### Work to do
In the records below, find the line containing "Write a web" and the line containing "const yTicks = [0.01, 0.1, 1, 10];"; please repeat exactly the lines from one to the other, both included, and nothing more.

◇ ◇ ◇ ◇ ◇ ◇ ◇

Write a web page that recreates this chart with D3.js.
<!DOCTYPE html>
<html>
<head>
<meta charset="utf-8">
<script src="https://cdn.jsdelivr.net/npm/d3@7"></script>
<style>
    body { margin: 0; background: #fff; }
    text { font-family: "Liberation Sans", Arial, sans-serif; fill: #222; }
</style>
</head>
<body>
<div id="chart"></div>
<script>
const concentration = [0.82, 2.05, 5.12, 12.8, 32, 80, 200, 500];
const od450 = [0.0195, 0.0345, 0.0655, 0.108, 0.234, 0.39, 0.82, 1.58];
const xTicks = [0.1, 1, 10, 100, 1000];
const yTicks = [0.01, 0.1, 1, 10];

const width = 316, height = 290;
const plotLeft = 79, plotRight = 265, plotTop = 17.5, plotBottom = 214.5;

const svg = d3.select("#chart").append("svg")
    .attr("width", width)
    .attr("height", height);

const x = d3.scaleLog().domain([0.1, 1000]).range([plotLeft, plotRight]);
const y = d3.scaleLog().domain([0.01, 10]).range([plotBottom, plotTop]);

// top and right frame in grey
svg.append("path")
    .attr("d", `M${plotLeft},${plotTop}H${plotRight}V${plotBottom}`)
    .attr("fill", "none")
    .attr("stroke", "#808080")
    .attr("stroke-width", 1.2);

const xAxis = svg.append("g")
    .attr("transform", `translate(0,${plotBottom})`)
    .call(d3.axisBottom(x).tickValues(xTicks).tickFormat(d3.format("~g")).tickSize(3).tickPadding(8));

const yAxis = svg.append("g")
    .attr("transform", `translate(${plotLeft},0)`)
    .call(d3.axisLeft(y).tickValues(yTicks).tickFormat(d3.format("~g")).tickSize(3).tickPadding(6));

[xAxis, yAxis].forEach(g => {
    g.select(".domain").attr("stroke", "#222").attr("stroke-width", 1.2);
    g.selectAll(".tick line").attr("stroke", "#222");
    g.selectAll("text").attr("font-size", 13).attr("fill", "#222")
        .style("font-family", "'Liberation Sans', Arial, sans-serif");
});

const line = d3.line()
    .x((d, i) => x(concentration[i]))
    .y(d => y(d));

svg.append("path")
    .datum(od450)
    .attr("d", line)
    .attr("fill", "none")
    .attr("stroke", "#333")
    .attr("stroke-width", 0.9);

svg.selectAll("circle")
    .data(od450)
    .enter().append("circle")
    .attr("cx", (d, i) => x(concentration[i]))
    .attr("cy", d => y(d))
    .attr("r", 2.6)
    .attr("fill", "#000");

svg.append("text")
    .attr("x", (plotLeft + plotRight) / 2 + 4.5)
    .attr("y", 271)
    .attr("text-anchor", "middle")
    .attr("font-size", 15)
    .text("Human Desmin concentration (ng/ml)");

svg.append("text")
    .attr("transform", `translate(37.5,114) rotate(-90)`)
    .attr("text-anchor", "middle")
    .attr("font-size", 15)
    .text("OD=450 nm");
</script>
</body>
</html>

◇ ◇ ◇ ◇ ◇ ◇ ◇

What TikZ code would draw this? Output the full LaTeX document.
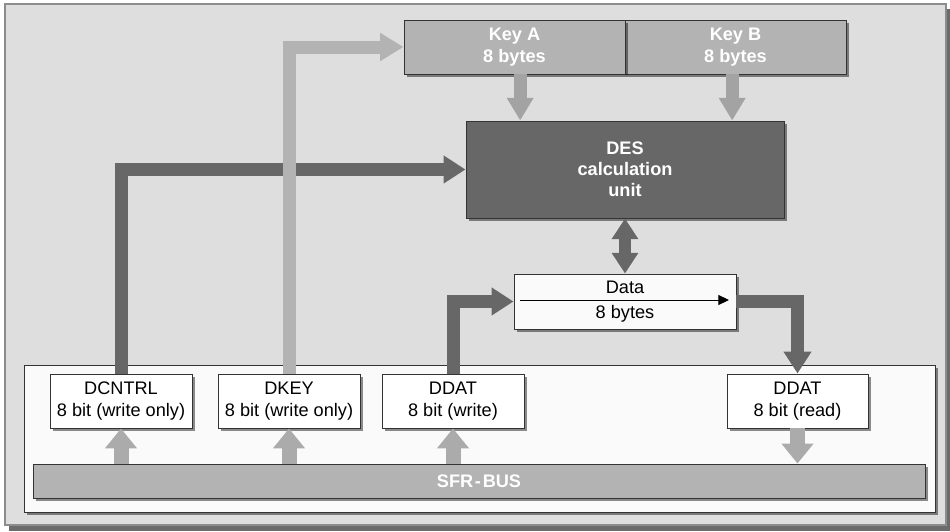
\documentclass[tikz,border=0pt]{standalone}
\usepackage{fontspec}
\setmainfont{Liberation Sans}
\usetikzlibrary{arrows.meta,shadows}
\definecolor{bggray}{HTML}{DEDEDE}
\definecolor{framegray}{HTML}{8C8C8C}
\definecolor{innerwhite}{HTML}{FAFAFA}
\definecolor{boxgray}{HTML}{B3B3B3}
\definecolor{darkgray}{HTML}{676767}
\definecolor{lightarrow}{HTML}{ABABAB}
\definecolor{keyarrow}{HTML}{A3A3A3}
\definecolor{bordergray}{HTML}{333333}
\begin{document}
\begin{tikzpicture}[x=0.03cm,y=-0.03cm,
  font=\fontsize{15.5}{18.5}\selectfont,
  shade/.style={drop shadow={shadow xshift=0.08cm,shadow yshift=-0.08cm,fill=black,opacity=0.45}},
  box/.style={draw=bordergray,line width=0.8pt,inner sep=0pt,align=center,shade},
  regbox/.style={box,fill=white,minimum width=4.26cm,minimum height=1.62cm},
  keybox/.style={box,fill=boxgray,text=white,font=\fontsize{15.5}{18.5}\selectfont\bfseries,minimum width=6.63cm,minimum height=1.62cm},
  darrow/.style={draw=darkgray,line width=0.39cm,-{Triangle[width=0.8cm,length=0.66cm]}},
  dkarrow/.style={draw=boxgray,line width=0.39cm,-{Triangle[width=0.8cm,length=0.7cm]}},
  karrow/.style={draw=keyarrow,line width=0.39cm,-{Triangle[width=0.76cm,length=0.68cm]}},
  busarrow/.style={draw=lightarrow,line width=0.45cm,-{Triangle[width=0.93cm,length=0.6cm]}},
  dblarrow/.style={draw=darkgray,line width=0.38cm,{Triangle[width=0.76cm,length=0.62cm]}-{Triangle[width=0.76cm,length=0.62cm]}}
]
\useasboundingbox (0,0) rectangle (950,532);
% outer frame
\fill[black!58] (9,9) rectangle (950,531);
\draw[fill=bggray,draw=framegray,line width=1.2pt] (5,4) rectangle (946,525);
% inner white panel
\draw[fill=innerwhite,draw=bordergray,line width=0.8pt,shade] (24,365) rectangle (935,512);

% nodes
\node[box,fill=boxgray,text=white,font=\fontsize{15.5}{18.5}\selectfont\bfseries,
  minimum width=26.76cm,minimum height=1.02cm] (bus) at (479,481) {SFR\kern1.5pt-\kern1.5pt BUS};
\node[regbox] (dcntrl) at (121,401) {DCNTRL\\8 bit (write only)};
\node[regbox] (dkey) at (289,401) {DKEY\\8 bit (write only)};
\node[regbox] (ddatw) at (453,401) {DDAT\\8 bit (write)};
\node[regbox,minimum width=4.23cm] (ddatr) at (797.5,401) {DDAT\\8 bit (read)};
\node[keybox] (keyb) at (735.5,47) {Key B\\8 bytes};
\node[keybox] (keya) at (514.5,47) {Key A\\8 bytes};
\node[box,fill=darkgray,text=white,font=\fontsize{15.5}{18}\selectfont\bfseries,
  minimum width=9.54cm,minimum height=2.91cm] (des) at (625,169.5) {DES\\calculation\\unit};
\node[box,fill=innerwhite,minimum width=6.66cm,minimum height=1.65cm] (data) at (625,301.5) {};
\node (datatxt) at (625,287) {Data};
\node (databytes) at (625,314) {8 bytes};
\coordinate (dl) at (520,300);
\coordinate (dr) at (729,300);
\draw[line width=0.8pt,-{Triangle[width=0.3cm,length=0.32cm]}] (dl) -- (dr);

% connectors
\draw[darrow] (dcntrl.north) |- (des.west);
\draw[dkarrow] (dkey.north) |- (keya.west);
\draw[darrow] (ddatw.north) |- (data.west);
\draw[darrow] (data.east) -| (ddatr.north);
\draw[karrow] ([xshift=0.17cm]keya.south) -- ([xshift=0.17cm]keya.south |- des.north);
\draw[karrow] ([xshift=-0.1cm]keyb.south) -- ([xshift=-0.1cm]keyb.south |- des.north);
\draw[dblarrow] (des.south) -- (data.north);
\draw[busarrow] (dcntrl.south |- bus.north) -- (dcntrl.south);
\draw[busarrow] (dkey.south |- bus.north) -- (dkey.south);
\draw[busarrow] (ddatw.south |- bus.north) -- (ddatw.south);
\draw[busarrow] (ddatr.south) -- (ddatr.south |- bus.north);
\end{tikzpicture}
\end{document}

◇ ◇ ◇ ◇ ◇ ◇ ◇

### Worked answer
Write a web page that recreates this chart with D3.js.
<!DOCTYPE html>
<html>
<head>
<meta charset="utf-8">
<script src="https://cdn.jsdelivr.net/npm/d3@7"></script>
<style>
    body { margin: 0; background: #fff; }
    text { font-family: "Liberation Sans", Arial, sans-serif; fill: #222; }
</style>
</head>
<body>
<div id="chart"></div>
<script>
const concentration = [0.82, 2.05, 5.12, 12.8, 32, 80, 200, 500];
const od450 = [0.0195, 0.0345, 0.0655, 0.108, 0.234, 0.39, 0.82, 1.58];
const xTicks = [0.1, 1, 10, 100, 1000];
const yTicks = [0.01, 0.1, 1, 10];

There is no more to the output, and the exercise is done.